Redisson implementation : Redisson wraps Redis and offers a richer API, including automatic lock renewal (the “watchdog” mechanism) that extends the lock’s TTL while the holder is still active. The article shows how to add Redisson as a Maven dependency and use its RLock object with both the simple lock() (auto‑renew) and the timed lock(long time, TimeUnit unit) methods.

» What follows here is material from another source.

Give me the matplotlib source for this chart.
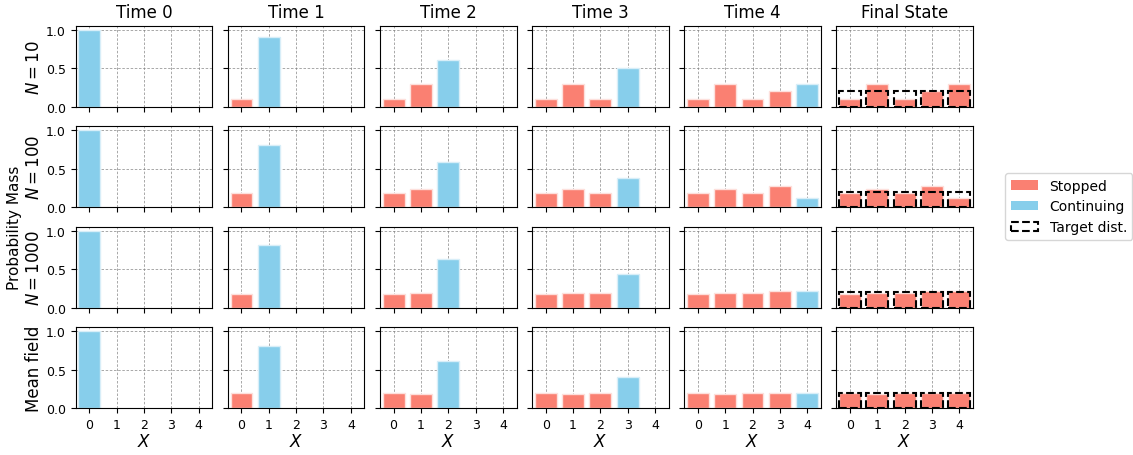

RLock lock = redissonClient.getLock("test_lock");
lock.lock(); // auto‑renewed, default 30 s
try {
    // business logic
} finally {
    lock.unlock();
}

// with explicit expiration
lock.lock(30, TimeUnit.SECONDS);

Zookeeper implementation : Zookeeper achieves distributed locking by creating temporary sequential nodes under a common lock directory. The smallest node holds the lock; other contenders watch the node that precedes them, avoiding the “herd effect”. The article provides a full Java class that creates an EPHEMERAL_SEQUENTIAL node, determines if it is the smallest, registers a watcher on the predecessor, and deletes its node to release the lock.

public void acquireDistributedLock() {
    if (tryLock()) return;
    else waitForLock(waitNode, sessionTimeout);
}

private boolean tryLock() throws KeeperException, InterruptedException {
    lockNode = zk.create(locksRoot + "/" + productId, new byte[0], ZooDefs.Ids.OPEN_ACL_UNSAFE, CreateMode.EPHEMERAL_SEQUENTIAL);
    List<String> locks = zk.getChildren(locksRoot, false);
    Collections.sort(locks);
    if (lockNode.equals(locksRoot + "/" + locks.get(0))) return true;
    // not the smallest, watch predecessor
    int previous = locks.indexOf(lockNode.substring(locksRoot.length() + 1)) - 1;
    waitNode = locks.get(previous);
    return false;
}

Finally, the article compares the two approaches: Redis uses a simple key with expiration, which may require busy‑spinning; Zookeeper relies on watchers and sequential nodes, offering better performance under contention and automatic cleanup on server failure. The choice depends on the project’s technology stack and specific requirements.